The new Entrepreneurship Centre at Cambridge Judge Business School was officially launched on 2 December at a ceremony attended by its patron, HRH The Duke of York, KG.
“Cambridge is renowned for its ability to spin out companies that become recognised globally,” The Duke of York told a gathering in the foyer of Cambridge Judge, adding that the new Centre will “enhance not only Cambridge, not only the Cambridge University system, but also the United Kingdom.”
The Duke of York spoke during his visit with several start-up companies with ties to Cambridge Judge that had set up stands in the foyer of the business school. He said that in the past decade there has been a change in the younger generation, in that many “are now immediately thinking about becoming entrepreneurs or being entrepreneurial in what they do at school, university or afterwards.”

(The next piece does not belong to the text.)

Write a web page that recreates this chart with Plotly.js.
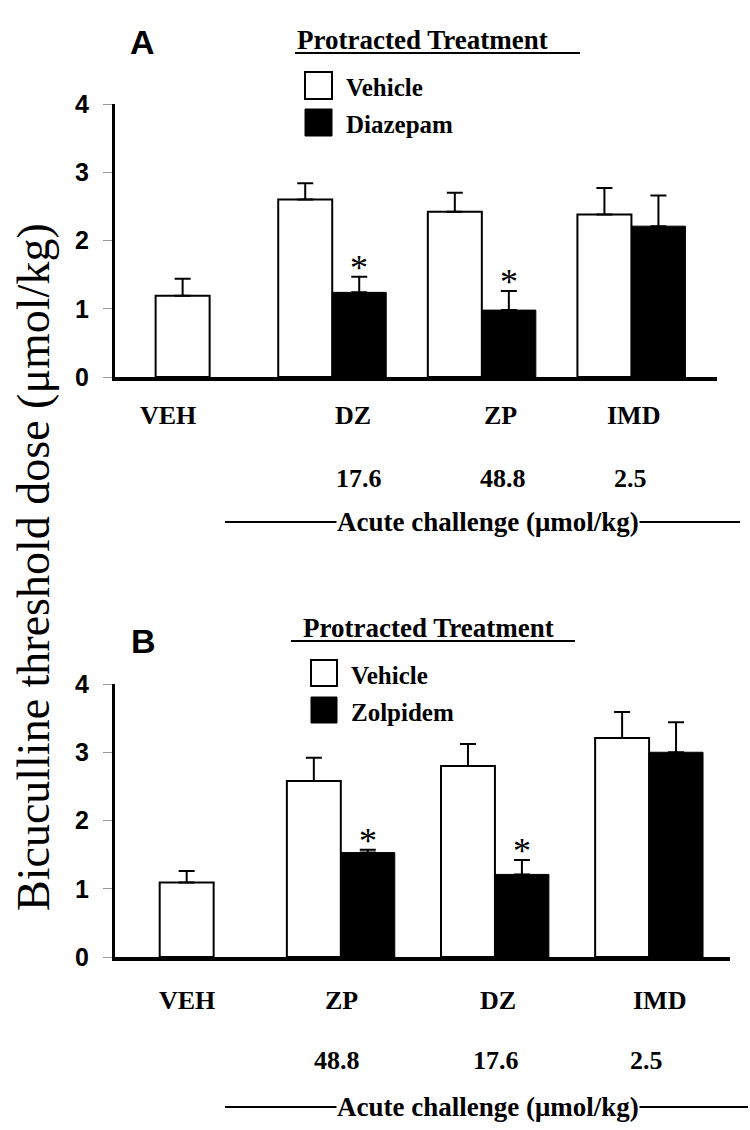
<!DOCTYPE html>
<html><head><meta charset="utf-8">
<script src="https://cdn.plot.ly/plotly-3.0.1.min.js"></script>
<style>html,body{margin:0;padding:0;background:#fff}</style>
</head><body><div id="chart" style="width:750px;height:1130px"></div>
<script>
// ---------- Data: Panel A ----------
const catsA = ['VEH', 'DZ', 'ZP', 'IMD'];
const dosesA = ['', '17.6', '48.8', '2.5'];
const vehicleA = [1.19, 2.60, 2.42, 2.38];
const vehicleErrA = [0.25, 0.24, 0.28, 0.39];
const diazepamA = [null, 1.24, 0.98, 2.21];
const diazepamErrA = [null, 0.23, 0.28, 0.45];
const sigA = ['', '*', '*', ''];
// ---------- Data: Panel B ----------
const catsB = ['VEH', 'ZP', 'DZ', 'IMD'];
const dosesB = ['', '48.8', '17.6', '2.5'];
const vehicleB = [1.09, 2.58, 2.80, 3.21];
const vehicleErrB = [0.17, 0.34, 0.32, 0.38];
const zolpidemB = [null, 1.53, 1.21, 3.00];
const zolpidemErrB = [null, 0.04, 0.21, 0.44];
const sigB = ['', '*', '*', ''];

const yTitle = 'Bicuculline threshold dose (\u03bcmol/kg)';
const panelTitle = 'Protracted Treatment';
const xGroupTitle = 'Acute challenge (\u03bcmol/kg)';

// ---------- Layout helpers ----------
const W = 750, H = 1130;
const px = p => p / W;
const py = p => 1 - p / H;
const SERIF = 'Liberation Serif, Times New Roman, serif';
const SANS = 'Liberation Sans, Arial, sans-serif';

const panels = [
  {key: '', cats: catsA, doses: dosesA, veh: vehicleA, vehErr: vehicleErrA, drug: diazepamA, drugErr: diazepamErrA,
   sig: sigA, drugName: 'Diazepam', letter: 'A',
   xdom: [115, 717], ydom: [104, 377], range: [-0.452, 3.572], w: 0.361,
   labShift: [-15, 21, 19, 2], doseShift: [0, 27, 21, -1], labY: 415, doseY: 478, acuteY: 522, acuteX: [225, 740],
   letterPos: [142, 42], titlePos: [422, 40], underline: [295, 580, 53], legBox: [305, 332, 72, 99, 109, 136]},
  {key: '2', cats: catsB, doses: dosesB, veh: vehicleB, vehErr: vehicleErrB, drug: zolpidemB, drugErr: zolpidemErrB,
   sig: sigB, drugName: 'Zolpidem', letter: 'B',
   xdom: [115, 730], ydom: [684, 957], range: [-0.465, 3.525], w: 0.35,
   labShift: [0, 1, 3, 10], doseShift: [0, -4, 1, -3], labY: 1000, doseY: 1060, acuteY: 1107, acuteX: [225, 748],
   letterPos: [143, 641], titlePos: [428, 628], underline: [291, 575, 641], legBox: [311, 337, 660, 686, 697, 723]}
];

const data = [];
const layout = {
  width: W, height: H, margin: {l: 0, r: 0, t: 0, b: 0},
  paper_bgcolor: '#fff', plot_bgcolor: '#fff', showlegend: false, barmode: 'overlay',
  annotations: [], shapes: []
};

panels.forEach(P => {
  const xa = 'x' + P.key, ya = 'y' + P.key;
  const w = P.w;
  const vehOffset = P.drug.map(v => v === null ? -w / 2 : -w);
  data.push({
    type: 'bar', name: 'Vehicle', x: P.cats, y: P.veh, xaxis: xa, yaxis: ya,
    width: w, offset: vehOffset,
    marker: {color: '#ffffff', line: {color: '#000', width: 2}},
    error_y: {type: 'data', array: P.vehErr, arrayminus: P.vehErr.map(() => 0), symmetric: false,
              color: '#000', thickness: 2, width: 8}
  });
  data.push({
    type: 'bar', name: P.drugName, x: P.cats, y: P.drug, xaxis: xa, yaxis: ya,
    width: w, offset: 0,
    marker: {color: '#000000', line: {color: '#000', width: 1}},
    error_y: {type: 'data', array: P.drugErr, arrayminus: P.drugErr.map(() => 0), symmetric: false,
              color: '#000', thickness: 2, width: 8}
  });

  layout['xaxis' + P.key] = {
    domain: [px(P.xdom[0]), px(P.xdom[1])], anchor: ya, type: 'category', range: P.range,
    showline: true, linecolor: '#000', linewidth: 4, ticks: '', showticklabels: false,
    showgrid: false, zeroline: false, fixedrange: true
  };
  layout['yaxis' + P.key] = {
    domain: [py(P.ydom[1]), py(P.ydom[0])], anchor: xa, range: [0, 4], dtick: 1, tick0: 0,
    showline: true, linecolor: '#000', linewidth: 3, ticks: 'outside', ticklen: 9, tickwidth: 1,
    tickcolor: '#999', ticklabelstandoff: 9,
    tickfont: {family: SANS, size: 25, weight: 'bold', color: '#000'},
    showgrid: false, zeroline: false, fixedrange: true
  };

  // category labels and doses
  P.cats.forEach((c, i) => {
    layout.annotations.push({xref: xa, yref: 'paper', x: i, y: py(P.labY), xshift: P.labShift[i],
      text: c, showarrow: false, xanchor: 'center', yanchor: 'middle',
      font: {family: SERIF, size: 26, weight: 'bold', color: '#000'}});
    if (P.doses[i]) layout.annotations.push({xref: xa, yref: 'paper', x: i, y: py(P.doseY), xshift: P.doseShift[i],
      text: P.doses[i], showarrow: false, xanchor: 'center', yanchor: 'middle',
      font: {family: SERIF, size: 26, weight: 'bold', color: '#000'}});
    if (P.sig[i]) layout.annotations.push({xref: xa, yref: ya, x: i + w / 2, y: P.drug[i] + P.drugErr[i],
      text: P.sig[i], showarrow: false, xanchor: 'center', yanchor: 'bottom', yshift: -13,
      font: {family: SERIF, size: 36, color: '#000'}});
  });

  // acute challenge line + label
  layout.shapes.push({type: 'line', xref: 'paper', yref: 'paper',
    x0: px(P.acuteX[0]), x1: px(P.acuteX[1]), y0: py(P.acuteY), y1: py(P.acuteY),
    line: {color: '#000', width: 2}});
  layout.annotations.push({xref: 'paper', yref: 'paper', x: px(488), y: py(P.acuteY), text: xGroupTitle,
    showarrow: false, xanchor: 'center', yanchor: 'middle', bgcolor: '#fff', borderpad: 0,
    font: {family: SERIF, size: 27, weight: 'bold', color: '#000'}});

  // panel letter
  layout.annotations.push({xref: 'paper', yref: 'paper', x: px(P.letterPos[0]), y: py(P.letterPos[1]),
    text: P.letter, showarrow: false, xanchor: 'center', yanchor: 'middle',
    font: {family: SANS, size: 34, weight: 'bold', color: '#000'}});
  // Protracted Treatment title with underline
  layout.annotations.push({xref: 'paper', yref: 'paper', x: px(P.titlePos[0]), y: py(P.titlePos[1]),
    text: panelTitle, showarrow: false, xanchor: 'center', yanchor: 'middle',
    font: {family: SERIF, size: 27, weight: 'bold', color: '#000'}});
  layout.shapes.push({type: 'line', xref: 'paper', yref: 'paper',
    x0: px(P.underline[0]), x1: px(P.underline[1]), y0: py(P.underline[2]), y1: py(P.underline[2]),
    line: {color: '#000', width: 2}});

  // legend (custom, large swatches)
  const L = P.legBox;
  layout.shapes.push({type: 'rect', xref: 'paper', yref: 'paper', x0: px(L[0]), x1: px(L[1]), y0: py(L[3]), y1: py(L[2]),
    fillcolor: '#fff', line: {color: '#000', width: 2}});
  layout.shapes.push({type: 'rect', xref: 'paper', yref: 'paper', x0: px(L[0]), x1: px(L[1]), y0: py(L[5]), y1: py(L[4]),
    fillcolor: '#000', line: {color: '#000', width: 1}});
  layout.annotations.push({xref: 'paper', yref: 'paper', x: px(L[1] + 12), y: py((L[2] + L[3]) / 2 + 2),
    text: 'Vehicle', showarrow: false, xanchor: 'left', yanchor: 'middle',
    font: {family: SERIF, size: 25, weight: 'bold', color: '#000'}});
  layout.annotations.push({xref: 'paper', yref: 'paper', x: px(L[1] + 12), y: py((L[4] + L[5]) / 2 + 2),
    text: P.drugName, showarrow: false, xanchor: 'left', yanchor: 'middle',
    font: {family: SERIF, size: 25, weight: 'bold', color: '#000'}});
});

// shared y-axis title
layout.annotations.push({xref: 'paper', yref: 'paper', x: px(33), y: py(567), text: yTitle,
  textangle: -90, showarrow: false, xanchor: 'center', yanchor: 'middle',
  font: {family: SERIF, size: 46, color: '#000'}});

Plotly.newPlot('chart', data, layout, {displayModeBar: false, staticPlot: true});
</script>
</body></html>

The Entrepreneurship Centre opened this summer, bringing together various aspects of enterprise education and research at Cambridge Judge in order to reflect the full journey of entrepreneurship, and has now been officially launched.
“Our Centre is built on three pillars” – unlocking individual entrepreneurial potential, supporting early-stage ventures and delivering growth programmes – all underpinned by a foundation of “world-class research,” said Professor Stelios Kavadias, who heads up the Entrepreneurship Centre and is also Director of Research at Cambridge Judge.
“This is enhanced by our partnership built with large companies,” he added, including a collaboration with AstraZeneca to deliver a new programme at Cambridge Judge to identify, train and mentor life sciences start-ups.
The Centre includes such successful Cambridge Judge programmes as the Postgraduate Diploma in Entrepreneurship; Enterprise Tuesday, a series of lectures and networking events; and Accelerate Cambridge, which in just three years has “nurtured 81 ventures with over £10 million raised and combined valuation that exceeds £150 million,” said Professor Kavadias.
The official launch event for the Entrepreneurship Centre included a lecture entitled “Mission: How The Best Entrepreneurs Break Through” by Michael Hayman, MBE, co-founder of Seven Hills consultancy and a Fellow in Entrepreneurship at Cambridge Judge.
He told the audience that we are living in an era of “dog years” in which the speed of change has accelerated so that what may have once taken seven years to achieve now often takes just one.
He emphasised the sense of purpose of successful entrepreneurs, saying that the founders of companies such as Amazon, Uber and Airbnb set a defining and distinct mission that set them apart and created a different relationship with customers. “In an information-rich, attention-poor world, the customer is no longer a prisoner,” so companies need to project themselves, he said.